Scaling of the Structure Factor in Fractal Aggregation of Colloids: Computer Simulations

TL;DR

This study uses extensive simulations to analyze the evolution and scaling behavior of the structure factor in colloid aggregation, revealing differences between diffusion-limited and reaction-limited processes and identifying key exponents and structural features.

Contribution

It provides the first detailed numerical analysis of the structure factor scaling in colloid aggregation, distinguishing between diffusion-limited and reaction-limited cases and identifying associated exponents.

Findings

Scaling of $S(q)$ observed in diffusion-limited aggregation.

Peak in $S(q)$ linked to nearest-neighbor cluster correlations.

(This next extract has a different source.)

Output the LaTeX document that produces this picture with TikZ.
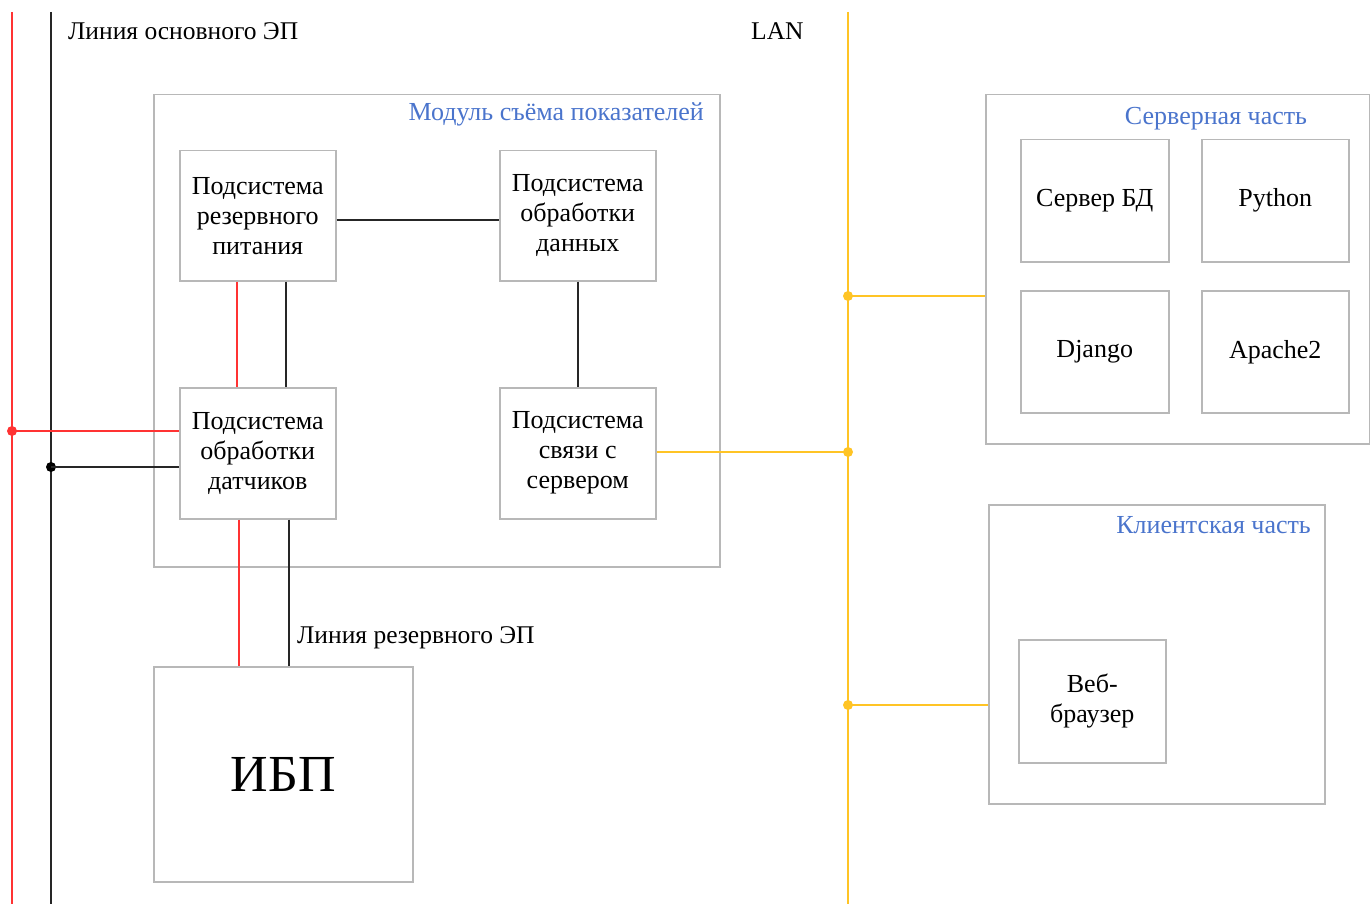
\documentclass[tikz,border=0pt]{standalone}
\usepackage{fontspec}
\setmainfont{Liberation Serif}
\usetikzlibrary{calc}
\definecolor{lred}{HTML}{FF3333}
\definecolor{lyel}{HTML}{FFC425}
\definecolor{bgray}{HTML}{B8B8B8}
\definecolor{tblue}{HTML}{4A74CC}
\tikzset{
  box/.style={draw=bgray, line width=1.5pt, anchor=north west, inner sep=0pt, align=center, font=\fontsize{26}{30}\selectfont},
  title/.style={text=tblue, font=\fontsize{26}{30}\selectfont, inner sep=0pt},
  lbl/.style={font=\fontsize{25.5}{30}\selectfont, inner sep=0pt},
  redw/.style={draw=lred, line width=2.2pt},
  blkw/.style={draw=black!85, line width=2.2pt},
  yelw/.style={draw=lyel, line width=2.4pt},
  dotr/.style={circle, fill=lred, inner sep=0pt, minimum size=10pt},
  dotb/.style={circle, fill=black, inner sep=0pt, minimum size=10pt},
  doty/.style={circle, fill=lyel, inner sep=0pt, minimum size=10pt}
}
\begin{document}
\begin{tikzpicture}[x=1pt,y=-1pt]
\useasboundingbox (0,0) rectangle (1370,904);
% main power lines
\coordinate (rtop) at (12,12); \coordinate (rbot) at (12,904);
\coordinate (btop) at (51,12); \coordinate (bbot) at (51,904);
\coordinate (ytop) at (848,12); \coordinate (ybot) at (848,904);
\draw[redw] (rtop) -- (rbot);
\draw[blkw] (btop) -- (bbot);
\draw[yelw] (ytop) -- (ybot);
\node[lbl, anchor=west] (lmain) at (68,31) {Линия основного ЭП};
\node[lbl, anchor=west] (lan) at (751,31) {LAN};

% module
\node[box, minimum width=566pt, minimum height=472pt] (mod) at (153,94) {};
\node[title, anchor=east] (modt) at (704,114) {Модуль съёма показателей};
\node[box, minimum width=156pt, minimum height=130pt] (rp) at (179,150) {Подсистема\\резервного\\питания};
\node[box, minimum width=156pt, minimum height=130pt] (pd) at (499,150) {Подсистема\\обработки\\данных};
\node[box, minimum width=156pt, minimum height=131pt] (sd) at (179,387) {Подсистема\\обработки\\датчиков};
\node[box, minimum width=156pt, minimum height=131pt] (ss) at (499,387) {Подсистема\\связи с\\сервером};

% UPS
\node[box, minimum width=259pt, minimum height=215pt, font=\fontsize{52}{60}\selectfont] (ups) at (153,666) {ИБП};
\node[lbl, anchor=west] (lres) at (297,638) {Линия резервного ЭП};

% server part
\node[box, minimum width=384pt, minimum height=349pt] (srv) at (985,94) {};
\node[title] (srvt) at (1216,119) {Серверная часть};
\node[box, minimum width=148pt, minimum height=122pt] (db) at (1020,139) {Сервер БД};
\node[box, minimum width=147pt, minimum height=122pt] (py) at (1201,139) {Python};
\node[box, minimum width=148pt, minimum height=122pt] (dj) at (1020,290) {Django};
\node[box, minimum width=147pt, minimum height=122pt] (ap) at (1201,290) {Apache2};

% client part
\node[box, minimum width=336pt, minimum height=299pt] (cli) at (988,504) {};
\node[title, anchor=east] (clit) at (1311,525) {Клиентская часть};
\node[box, minimum width=147pt, minimum height=123pt] (web) at (1018,639) {Веб-\\браузер};

% internal connectors
\draw[blkw] ($(rp.north east)+(0,70)$) -- ($(pd.north west)+(0,70)$);
\draw[blkw] (pd.south) -- (ss.north);
\draw[redw] ($(rp.south west)+(58,0)$) -- ($(sd.north west)+(58,0)$);
\draw[blkw] ($(rp.south west)+(107,0)$) -- ($(sd.north west)+(107,0)$);
\draw[redw] ($(sd.south west)+(60,0)$) -- ($(ups.north west)+(86,0)$);
\draw[blkw] ($(sd.south west)+(110,0)$) -- ($(ups.north west)+(136,0)$);

% power feeds
\node[dotr] (dr) at (12,431) {};
\node[dotb] (db2) at (51,467) {};
\draw[redw] (dr.center) -- (dr.center -| sd.west);
\draw[blkw] (db2.center) -- (db2.center -| sd.west);

% LAN feeds
\node[doty] (y1) at (848,296) {};
\node[doty] (y2) at (848,452) {};
\node[doty] (y3) at (848,705) {};
\draw[yelw] (y1.center) -- (y1.center -| srv.west);
\draw[yelw] (ss.east |- y2.center) -- (y2.center);
\draw[yelw] (y3.center) -- (y3.center -| cli.west);
\end{tikzpicture}
\end{document}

Reaction-limited aggregation shows delayed peak development without clear scaling.

Abstract

In the volume fraction range (0.005,0.08), we have obtained the temporal evolution of the structure factor $S(q)$, in extensive numerical simulations of both diffusion-limited and reaction-limited colloid aggregation in three dimensions. We report the observation of scaling of this structure function in the diffusion-limited case, analogous to a spinodal decomposition type of scaling. By comparing $S(q)$ with the pair correlation function between particles, we were able to identify the peak in the structure factor as arising from the correlations between particles belonging to nearest-neighbor clusters. The exponents $a\prime$ and $a\prime \prime$ that relate the position and the height of the maximum in $S(q)$ vs. time, respectively, were also obtained and shown to differ somewhat from the spinodal decomposition exponents. We also found a terminal shape for $S(q)$ that corresponds to a close packing of the clusters after gelation. Moreover, this picture was shown to be valid in a concentration range larger than the one suggested in recent experiments. Although the $S(q)$ for reaction-limited colloid aggregation does not show a pronounced peak for the earlier times, eventually the peak stretches and becomes higher than in the diffusion-limited case. The $S(q)$ curves, however, do not present the scaling shown for diffusion-limited aggregation.